**OBJECTIVE**
Please retype the data in full and exactly; the pictures are not part of the copy.
********************
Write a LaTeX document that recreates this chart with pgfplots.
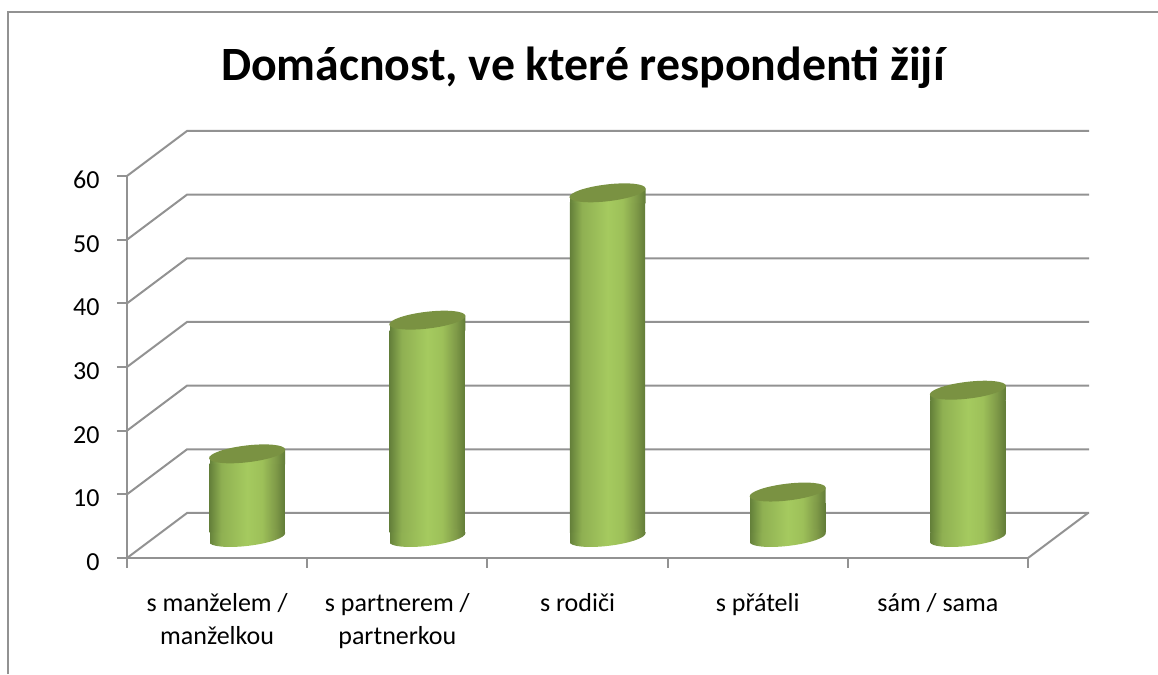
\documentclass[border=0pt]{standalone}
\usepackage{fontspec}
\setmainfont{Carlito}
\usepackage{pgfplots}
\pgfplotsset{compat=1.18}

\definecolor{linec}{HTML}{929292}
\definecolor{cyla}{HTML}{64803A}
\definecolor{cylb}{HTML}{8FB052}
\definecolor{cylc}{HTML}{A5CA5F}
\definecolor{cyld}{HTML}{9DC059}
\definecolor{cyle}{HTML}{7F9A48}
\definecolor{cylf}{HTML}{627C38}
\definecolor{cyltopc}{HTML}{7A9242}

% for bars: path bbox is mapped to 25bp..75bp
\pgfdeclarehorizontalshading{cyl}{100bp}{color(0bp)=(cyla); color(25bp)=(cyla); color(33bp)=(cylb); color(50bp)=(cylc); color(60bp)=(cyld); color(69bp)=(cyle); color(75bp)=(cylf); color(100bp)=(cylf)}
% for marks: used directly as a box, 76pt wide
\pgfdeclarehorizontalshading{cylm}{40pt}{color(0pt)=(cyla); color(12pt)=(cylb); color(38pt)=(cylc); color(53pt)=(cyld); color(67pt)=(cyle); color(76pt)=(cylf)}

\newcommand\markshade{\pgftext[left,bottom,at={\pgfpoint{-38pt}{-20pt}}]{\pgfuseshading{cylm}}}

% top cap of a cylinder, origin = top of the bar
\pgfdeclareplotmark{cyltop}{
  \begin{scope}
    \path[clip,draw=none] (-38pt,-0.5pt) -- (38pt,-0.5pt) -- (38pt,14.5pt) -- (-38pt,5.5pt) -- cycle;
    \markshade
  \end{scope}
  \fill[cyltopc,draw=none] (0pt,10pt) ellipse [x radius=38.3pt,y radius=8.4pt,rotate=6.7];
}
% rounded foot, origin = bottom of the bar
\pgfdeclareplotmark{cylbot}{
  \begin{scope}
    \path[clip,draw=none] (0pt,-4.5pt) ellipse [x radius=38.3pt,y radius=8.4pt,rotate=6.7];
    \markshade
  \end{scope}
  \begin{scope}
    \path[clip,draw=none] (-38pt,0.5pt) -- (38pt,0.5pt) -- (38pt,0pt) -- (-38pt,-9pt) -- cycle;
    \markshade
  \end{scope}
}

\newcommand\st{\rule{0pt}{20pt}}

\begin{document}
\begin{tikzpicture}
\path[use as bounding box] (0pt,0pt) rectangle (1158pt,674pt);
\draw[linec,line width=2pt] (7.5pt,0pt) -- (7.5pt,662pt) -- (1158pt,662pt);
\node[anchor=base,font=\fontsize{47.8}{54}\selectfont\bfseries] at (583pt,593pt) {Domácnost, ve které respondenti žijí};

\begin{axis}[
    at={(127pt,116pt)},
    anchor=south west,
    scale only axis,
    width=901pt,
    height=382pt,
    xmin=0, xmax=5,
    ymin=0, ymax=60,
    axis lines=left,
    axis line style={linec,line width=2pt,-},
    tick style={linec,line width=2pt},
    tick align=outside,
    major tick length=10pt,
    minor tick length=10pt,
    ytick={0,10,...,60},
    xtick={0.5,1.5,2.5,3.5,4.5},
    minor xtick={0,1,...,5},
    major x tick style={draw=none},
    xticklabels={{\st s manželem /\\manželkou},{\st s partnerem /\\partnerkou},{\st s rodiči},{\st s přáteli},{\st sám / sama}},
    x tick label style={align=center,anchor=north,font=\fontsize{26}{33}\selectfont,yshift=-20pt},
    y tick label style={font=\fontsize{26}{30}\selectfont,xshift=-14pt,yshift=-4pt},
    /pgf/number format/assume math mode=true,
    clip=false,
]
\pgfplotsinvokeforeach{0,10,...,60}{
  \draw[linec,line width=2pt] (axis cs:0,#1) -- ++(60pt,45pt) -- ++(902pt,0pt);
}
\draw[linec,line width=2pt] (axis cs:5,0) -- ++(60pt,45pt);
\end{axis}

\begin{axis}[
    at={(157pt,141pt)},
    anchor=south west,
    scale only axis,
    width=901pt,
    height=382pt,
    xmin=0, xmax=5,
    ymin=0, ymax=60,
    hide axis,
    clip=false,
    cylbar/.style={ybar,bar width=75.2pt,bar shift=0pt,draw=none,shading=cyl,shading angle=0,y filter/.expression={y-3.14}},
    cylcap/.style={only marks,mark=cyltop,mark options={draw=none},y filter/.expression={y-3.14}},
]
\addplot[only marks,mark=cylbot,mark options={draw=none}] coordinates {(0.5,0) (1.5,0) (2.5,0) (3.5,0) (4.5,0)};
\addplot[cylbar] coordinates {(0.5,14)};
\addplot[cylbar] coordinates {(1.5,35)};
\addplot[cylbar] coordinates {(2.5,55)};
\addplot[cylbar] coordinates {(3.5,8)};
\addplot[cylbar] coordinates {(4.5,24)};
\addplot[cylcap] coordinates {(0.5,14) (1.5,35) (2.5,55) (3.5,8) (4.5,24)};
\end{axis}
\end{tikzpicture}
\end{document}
********************
**PROBLEM SOLUTION**
Write a LaTeX document that recreates this chart with pgfplots.
\documentclass[border=0pt]{standalone}
\usepackage{fontspec}
\setmainfont{Carlito}
\usepackage{pgfplots}
\pgfplotsset{compat=1.18}

\definecolor{linec}{HTML}{929292}
\definecolor{cyla}{HTML}{64803A}
\definecolor{cylb}{HTML}{8FB052}
\definecolor{cylc}{HTML}{A5CA5F}
\definecolor{cyld}{HTML}{9DC059}
\definecolor{cyle}{HTML}{7F9A48}
\definecolor{cylf}{HTML}{627C38}
\definecolor{cyltopc}{HTML}{7A9242}

% for bars: path bbox is mapped to 25bp..75bp
\pgfdeclarehorizontalshading{cyl}{100bp}{color(0bp)=(cyla); color(25bp)=(cyla); color(33bp)=(cylb); color(50bp)=(cylc); color(60bp)=(cyld); color(69bp)=(cyle); color(75bp)=(cylf); color(100bp)=(cylf)}
% for marks: used directly as a box, 76pt wide
\pgfdeclarehorizontalshading{cylm}{40pt}{color(0pt)=(cyla); color(12pt)=(cylb); color(38pt)=(cylc); color(53pt)=(cyld); color(67pt)=(cyle); color(76pt)=(cylf)}

\newcommand\markshade{\pgftext[left,bottom,at={\pgfpoint{-38pt}{-20pt}}]{\pgfuseshading{cylm}}}

% top cap of a cylinder, origin = top of the bar
\pgfdeclareplotmark{cyltop}{
  \begin{scope}
    \path[clip,draw=none] (-38pt,-0.5pt) -- (38pt,-0.5pt) -- (38pt,14.5pt) -- (-38pt,5.5pt) -- cycle;
    \markshade
  \end{scope}
  \fill[cyltopc,draw=none] (0pt,10pt) ellipse [x radius=38.3pt,y radius=8.4pt,rotate=6.7];
}
% rounded foot, origin = bottom of the bar
\pgfdeclareplotmark{cylbot}{
  \begin{scope}
    \path[clip,draw=none] (0pt,-4.5pt) ellipse [x radius=38.3pt,y radius=8.4pt,rotate=6.7];
    \markshade
  \end{scope}
  \begin{scope}
    \path[clip,draw=none] (-38pt,0.5pt) -- (38pt,0.5pt) -- (38pt,0pt) -- (-38pt,-9pt) -- cycle;
    \markshade
  \end{scope}
}

\newcommand\st{\rule{0pt}{20pt}}

\begin{document}
\begin{tikzpicture}
\path[use as bounding box] (0pt,0pt) rectangle (1158pt,674pt);
\draw[linec,line width=2pt] (7.5pt,0pt) -- (7.5pt,662pt) -- (1158pt,662pt);
\node[anchor=base,font=\fontsize{47.8}{54}\selectfont\bfseries] at (583pt,593pt) {Domácnost, ve které respondenti žijí};

\begin{axis}[
    at={(127pt,116pt)},
    anchor=south west,
    scale only axis,
    width=901pt,
    height=382pt,
    xmin=0, xmax=5,
    ymin=0, ymax=60,
    axis lines=left,
    axis line style={linec,line width=2pt,-},
    tick style={linec,line width=2pt},
    tick align=outside,
    major tick length=10pt,
    minor tick length=10pt,
    ytick={0,10,...,60},
    xtick={0.5,1.5,2.5,3.5,4.5},
    minor xtick={0,1,...,5},
    major x tick style={draw=none},
    xticklabels={{\st s manželem /\\manželkou},{\st s partnerem /\\partnerkou},{\st s rodiči},{\st s přáteli},{\st sám / sama}},
    x tick label style={align=center,anchor=north,font=\fontsize{26}{33}\selectfont,yshift=-20pt},
    y tick label style={font=\fontsize{26}{30}\selectfont,xshift=-14pt,yshift=-4pt},
    /pgf/number format/assume math mode=true,
    clip=false,
]
\pgfplotsinvokeforeach{0,10,...,60}{
  \draw[linec,line width=2pt] (axis cs:0,#1) -- ++(60pt,45pt) -- ++(902pt,0pt);
}
\draw[linec,line width=2pt] (axis cs:5,0) -- ++(60pt,45pt);
\end{axis}

\begin{axis}[
    at={(157pt,141pt)},
    anchor=south west,
    scale only axis,
    width=901pt,
    height=382pt,
    xmin=0, xmax=5,
    ymin=0, ymax=60,
    hide axis,
    clip=false,
    cylbar/.style={ybar,bar width=75.2pt,bar shift=0pt,draw=none,shading=cyl,shading angle=0,y filter/.expression={y-3.14}},
    cylcap/.style={only marks,mark=cyltop,mark options={draw=none},y filter/.expression={y-3.14}},
]
\addplot[only marks,mark=cylbot,mark options={draw=none}] coordinates {(0.5,0) (1.5,0) (2.5,0) (3.5,0) (4.5,0)};
\addplot[cylbar] coordinates {(0.5,14)};
\addplot[cylbar] coordinates {(1.5,35)};
\addplot[cylbar] coordinates {(2.5,55)};
\addplot[cylbar] coordinates {(3.5,8)};
\addplot[cylbar] coordinates {(4.5,24)};
\addplot[cylcap] coordinates {(0.5,14) (1.5,35) (2.5,55) (3.5,8) (4.5,24)};
\end{axis}
\end{tikzpicture}
\end{document}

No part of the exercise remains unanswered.